General
The batchtool was created out of the needs to apply common neuroimaging pipelines (like SPM, FSL, Freesurfer) on medium sized projects (10-1000 subjects) in a convenient and efficient manner. One of the major objective of NORA's batchtool is to deal with heterogenous data. Typically files (a.k.a. image series) are selected by file patterns, which can iteratively generalized. Errors can be easily tracked by a simple error logging system. For example, it is simple to select a errornous subgroup and rerun a modified job for them, which was corrected for the error. Processing pipelines (batches) are a simple linear series of jobs.
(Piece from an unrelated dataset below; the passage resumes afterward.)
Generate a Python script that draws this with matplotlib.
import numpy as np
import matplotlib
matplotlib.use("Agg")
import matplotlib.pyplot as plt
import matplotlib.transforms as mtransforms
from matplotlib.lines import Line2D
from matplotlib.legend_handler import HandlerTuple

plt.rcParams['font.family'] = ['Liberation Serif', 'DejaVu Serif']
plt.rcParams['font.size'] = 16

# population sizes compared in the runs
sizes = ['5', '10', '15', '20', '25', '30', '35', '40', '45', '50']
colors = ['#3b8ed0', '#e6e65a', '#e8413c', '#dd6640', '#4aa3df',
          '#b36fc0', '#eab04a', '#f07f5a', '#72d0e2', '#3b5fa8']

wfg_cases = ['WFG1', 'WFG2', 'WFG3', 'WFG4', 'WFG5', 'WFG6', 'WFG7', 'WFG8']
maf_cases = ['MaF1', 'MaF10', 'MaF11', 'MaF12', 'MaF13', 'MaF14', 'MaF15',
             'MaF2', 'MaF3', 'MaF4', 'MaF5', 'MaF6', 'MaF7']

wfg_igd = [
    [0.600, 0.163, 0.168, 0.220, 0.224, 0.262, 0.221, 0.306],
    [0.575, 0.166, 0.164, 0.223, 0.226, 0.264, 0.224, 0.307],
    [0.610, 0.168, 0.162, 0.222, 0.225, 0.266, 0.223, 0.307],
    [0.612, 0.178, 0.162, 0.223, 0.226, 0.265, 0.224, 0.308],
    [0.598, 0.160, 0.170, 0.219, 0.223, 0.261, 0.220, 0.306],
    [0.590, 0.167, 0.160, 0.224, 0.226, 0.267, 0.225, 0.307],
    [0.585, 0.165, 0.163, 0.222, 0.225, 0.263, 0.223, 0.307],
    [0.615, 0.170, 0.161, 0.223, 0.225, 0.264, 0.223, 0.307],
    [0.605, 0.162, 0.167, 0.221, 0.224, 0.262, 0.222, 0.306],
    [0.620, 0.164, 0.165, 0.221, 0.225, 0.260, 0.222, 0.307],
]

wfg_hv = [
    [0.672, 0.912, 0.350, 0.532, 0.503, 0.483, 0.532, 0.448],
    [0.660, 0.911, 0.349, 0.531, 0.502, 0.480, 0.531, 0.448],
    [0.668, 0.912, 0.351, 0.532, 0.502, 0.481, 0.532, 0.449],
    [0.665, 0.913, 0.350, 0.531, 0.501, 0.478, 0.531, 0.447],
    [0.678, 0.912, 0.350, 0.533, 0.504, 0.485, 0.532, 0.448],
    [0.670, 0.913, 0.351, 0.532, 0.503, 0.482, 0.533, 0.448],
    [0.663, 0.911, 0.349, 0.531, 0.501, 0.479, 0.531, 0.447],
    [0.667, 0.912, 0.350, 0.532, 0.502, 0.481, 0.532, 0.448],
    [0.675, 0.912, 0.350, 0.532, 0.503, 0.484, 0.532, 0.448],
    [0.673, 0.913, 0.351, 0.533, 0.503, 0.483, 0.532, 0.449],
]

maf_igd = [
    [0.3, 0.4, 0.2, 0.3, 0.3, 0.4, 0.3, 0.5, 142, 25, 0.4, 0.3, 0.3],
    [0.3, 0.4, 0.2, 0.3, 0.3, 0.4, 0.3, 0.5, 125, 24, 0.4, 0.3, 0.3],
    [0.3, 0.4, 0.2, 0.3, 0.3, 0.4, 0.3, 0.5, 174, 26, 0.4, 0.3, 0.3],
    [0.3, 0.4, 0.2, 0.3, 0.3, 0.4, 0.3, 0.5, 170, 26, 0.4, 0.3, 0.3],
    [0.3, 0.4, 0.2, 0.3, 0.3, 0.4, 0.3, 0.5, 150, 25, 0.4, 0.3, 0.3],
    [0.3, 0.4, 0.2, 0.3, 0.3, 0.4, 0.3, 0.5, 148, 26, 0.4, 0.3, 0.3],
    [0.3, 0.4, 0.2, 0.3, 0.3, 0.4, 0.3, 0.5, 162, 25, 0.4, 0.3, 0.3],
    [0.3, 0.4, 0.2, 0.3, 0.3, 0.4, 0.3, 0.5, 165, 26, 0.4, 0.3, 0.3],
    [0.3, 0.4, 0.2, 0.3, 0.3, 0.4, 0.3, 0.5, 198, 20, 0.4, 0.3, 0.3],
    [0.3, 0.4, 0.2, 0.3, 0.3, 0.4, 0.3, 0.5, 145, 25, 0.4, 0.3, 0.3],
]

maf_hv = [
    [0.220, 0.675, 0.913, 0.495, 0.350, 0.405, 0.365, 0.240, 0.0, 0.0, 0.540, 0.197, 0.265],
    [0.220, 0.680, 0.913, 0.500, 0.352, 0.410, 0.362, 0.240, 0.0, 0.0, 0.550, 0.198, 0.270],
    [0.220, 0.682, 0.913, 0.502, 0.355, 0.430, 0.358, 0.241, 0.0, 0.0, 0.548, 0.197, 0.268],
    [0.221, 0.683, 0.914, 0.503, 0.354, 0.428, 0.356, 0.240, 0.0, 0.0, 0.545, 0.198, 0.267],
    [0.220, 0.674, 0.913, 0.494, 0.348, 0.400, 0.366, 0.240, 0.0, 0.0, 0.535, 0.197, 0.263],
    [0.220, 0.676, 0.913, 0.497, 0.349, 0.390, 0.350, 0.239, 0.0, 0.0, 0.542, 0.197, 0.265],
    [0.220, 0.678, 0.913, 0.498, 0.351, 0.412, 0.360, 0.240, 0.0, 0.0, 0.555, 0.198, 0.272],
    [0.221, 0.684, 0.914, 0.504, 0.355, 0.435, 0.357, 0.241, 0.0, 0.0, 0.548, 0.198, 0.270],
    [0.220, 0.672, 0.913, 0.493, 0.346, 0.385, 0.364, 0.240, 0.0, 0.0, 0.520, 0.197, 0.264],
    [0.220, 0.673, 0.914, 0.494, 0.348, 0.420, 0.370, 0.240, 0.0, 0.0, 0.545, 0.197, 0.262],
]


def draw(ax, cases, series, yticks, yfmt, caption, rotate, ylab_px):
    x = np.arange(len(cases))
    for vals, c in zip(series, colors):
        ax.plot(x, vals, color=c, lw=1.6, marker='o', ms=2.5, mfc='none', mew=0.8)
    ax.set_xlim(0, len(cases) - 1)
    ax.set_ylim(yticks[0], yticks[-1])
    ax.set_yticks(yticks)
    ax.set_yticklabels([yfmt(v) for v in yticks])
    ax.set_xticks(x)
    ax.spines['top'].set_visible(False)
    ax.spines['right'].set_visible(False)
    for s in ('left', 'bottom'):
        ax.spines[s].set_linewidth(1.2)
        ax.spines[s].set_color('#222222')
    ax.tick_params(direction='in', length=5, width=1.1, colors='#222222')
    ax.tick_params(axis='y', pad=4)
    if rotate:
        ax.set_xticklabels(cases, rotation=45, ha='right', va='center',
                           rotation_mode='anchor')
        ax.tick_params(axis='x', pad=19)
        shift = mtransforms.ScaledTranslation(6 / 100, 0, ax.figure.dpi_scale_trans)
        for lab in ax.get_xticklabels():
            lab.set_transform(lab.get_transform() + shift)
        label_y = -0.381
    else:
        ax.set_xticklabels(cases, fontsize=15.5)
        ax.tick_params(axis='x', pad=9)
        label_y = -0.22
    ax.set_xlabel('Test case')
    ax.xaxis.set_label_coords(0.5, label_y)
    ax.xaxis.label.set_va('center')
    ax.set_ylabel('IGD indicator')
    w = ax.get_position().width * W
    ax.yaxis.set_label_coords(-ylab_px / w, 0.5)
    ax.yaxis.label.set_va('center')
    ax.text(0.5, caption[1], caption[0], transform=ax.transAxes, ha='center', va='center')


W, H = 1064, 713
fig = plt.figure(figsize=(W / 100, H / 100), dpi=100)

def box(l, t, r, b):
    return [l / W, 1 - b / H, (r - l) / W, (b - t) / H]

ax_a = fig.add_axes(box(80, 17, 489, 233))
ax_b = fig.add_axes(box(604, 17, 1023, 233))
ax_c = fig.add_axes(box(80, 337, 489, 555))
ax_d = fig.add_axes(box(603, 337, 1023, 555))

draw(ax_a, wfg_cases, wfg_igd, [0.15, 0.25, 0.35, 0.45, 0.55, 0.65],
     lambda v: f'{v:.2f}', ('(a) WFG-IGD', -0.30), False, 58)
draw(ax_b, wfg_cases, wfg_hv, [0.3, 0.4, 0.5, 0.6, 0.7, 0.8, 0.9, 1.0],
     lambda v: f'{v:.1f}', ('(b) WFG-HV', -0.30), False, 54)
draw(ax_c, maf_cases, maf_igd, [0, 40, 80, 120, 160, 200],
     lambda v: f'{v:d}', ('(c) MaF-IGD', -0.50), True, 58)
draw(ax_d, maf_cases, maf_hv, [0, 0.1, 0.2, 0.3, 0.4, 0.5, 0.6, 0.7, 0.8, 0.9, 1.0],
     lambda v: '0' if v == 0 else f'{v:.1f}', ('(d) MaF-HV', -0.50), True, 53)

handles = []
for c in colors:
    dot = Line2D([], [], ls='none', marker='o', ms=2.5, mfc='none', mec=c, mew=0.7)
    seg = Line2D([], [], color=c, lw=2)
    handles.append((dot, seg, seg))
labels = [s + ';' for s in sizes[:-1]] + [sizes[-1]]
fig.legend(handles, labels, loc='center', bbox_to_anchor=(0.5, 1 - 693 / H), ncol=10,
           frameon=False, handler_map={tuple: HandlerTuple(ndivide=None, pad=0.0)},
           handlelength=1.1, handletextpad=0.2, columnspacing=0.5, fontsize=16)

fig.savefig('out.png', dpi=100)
Depending on the relationship between individual jobs, they can run serially or in parallel.
In conclusion, what it provides:
- Convenient selection of subject/study sets to apply certain processing pipelines
- Definitions of inputs via Tags or filepatterns with wildcards
- Composition of processing pipelines based on predefined scripts/jobs (mostly MATLAB), or custom MATLAB/BASH/Python code
- Submission of jobs to a cluster (Slurm/SGE) with direct access to logs and errors
The Batchtool Window
Consider Figure 2 below: the subject/studies table on the left is used for the selection of subject/studies on which you want to run your batch. You can use the filter bars to create the subgroup you want to work on (see Subject/Studies table). Select on "Batchtool" on the top toolbar (A) to open the batchtool. Below you see the structure of the Bacthtool window. It allows to compose the batch out of single jobs. Jobs are added from the menu (D). You can save batches (E), which then appear in the batch list (C). To open an overview of currently running jobs open the "Gridstats" window (B) or (H).
Depending on the selection level (Subjects or Studies) launched jobs are iterated over subjects (patients) or studies.
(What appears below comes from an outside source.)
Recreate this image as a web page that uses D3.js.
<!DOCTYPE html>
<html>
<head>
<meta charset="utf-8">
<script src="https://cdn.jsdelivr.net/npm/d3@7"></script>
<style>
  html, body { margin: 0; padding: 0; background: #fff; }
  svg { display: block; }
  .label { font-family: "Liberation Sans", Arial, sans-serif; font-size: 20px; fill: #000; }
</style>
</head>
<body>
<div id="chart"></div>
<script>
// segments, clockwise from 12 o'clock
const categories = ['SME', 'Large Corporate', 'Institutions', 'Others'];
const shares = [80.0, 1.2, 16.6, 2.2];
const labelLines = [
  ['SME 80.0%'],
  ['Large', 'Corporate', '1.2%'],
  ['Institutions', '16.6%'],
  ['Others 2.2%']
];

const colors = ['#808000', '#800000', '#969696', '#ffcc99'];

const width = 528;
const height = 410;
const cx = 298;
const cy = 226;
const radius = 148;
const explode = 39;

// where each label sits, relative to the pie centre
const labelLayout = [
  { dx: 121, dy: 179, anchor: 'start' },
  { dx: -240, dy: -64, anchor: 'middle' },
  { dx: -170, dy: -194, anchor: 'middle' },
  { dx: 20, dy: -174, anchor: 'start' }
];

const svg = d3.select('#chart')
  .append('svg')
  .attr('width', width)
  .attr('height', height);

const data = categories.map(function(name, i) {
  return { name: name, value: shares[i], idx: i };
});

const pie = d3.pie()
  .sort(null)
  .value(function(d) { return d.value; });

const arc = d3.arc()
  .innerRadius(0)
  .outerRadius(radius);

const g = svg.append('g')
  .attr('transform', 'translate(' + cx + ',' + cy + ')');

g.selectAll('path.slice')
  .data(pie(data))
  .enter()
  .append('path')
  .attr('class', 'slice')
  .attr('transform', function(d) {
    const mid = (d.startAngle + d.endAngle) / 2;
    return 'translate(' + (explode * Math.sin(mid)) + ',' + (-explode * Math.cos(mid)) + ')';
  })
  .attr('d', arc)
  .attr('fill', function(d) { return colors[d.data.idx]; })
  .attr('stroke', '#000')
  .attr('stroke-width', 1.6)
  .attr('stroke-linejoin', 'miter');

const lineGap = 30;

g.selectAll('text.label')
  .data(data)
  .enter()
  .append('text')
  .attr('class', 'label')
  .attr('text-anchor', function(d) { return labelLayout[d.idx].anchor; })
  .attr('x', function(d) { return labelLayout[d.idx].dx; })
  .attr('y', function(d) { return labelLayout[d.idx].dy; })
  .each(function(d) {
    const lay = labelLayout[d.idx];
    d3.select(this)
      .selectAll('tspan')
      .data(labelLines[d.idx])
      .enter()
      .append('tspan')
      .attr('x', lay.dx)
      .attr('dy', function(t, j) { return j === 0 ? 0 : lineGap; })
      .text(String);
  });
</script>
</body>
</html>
In a scenario where you have multiple studies per patient, which have to be linked in some sense, the subject level is appropriate. For example, think of a neuroimaging analysis where you a have a CT study (which contains, e.g. electrode information) and a MR study (which contains soft tissue anatomical information), or, simple a longitudinal analysis. Otherwise, when you have studies, where all studies are treated equally, the study level is appropriate.
Figure 2: Batchtool overview.
The Anatomy of a Job
A job consists of a list of arguments. There are several types of arguments:
-
FILE
All input images/series are given as FILE arguments. Usually you give a FILE pattern instead of an explicit filename. A FIle pattern is a combination of subfolders, filename and wildcards. For example: subfolder1/subf*/s0__.nii. It can contains asterisks (*) as a placeholder for an arbitrary character sequence, or a underscore "_" for a single character placeholder. Internally, the wildcards are the same as for SQL "like" statement (the '*' is replaced by '%'). A FILE argument also includes a reference to a study or patient. Depending on the selection level (subject or study), different "study references" are possible. -
OUT
A name of a file including the subfolder. No wildcards are allowed here. - PATHOUT
- NUMERIC
- STRING
- LOGICAL
- OPTION
Figure 3: The anatomy of a single job.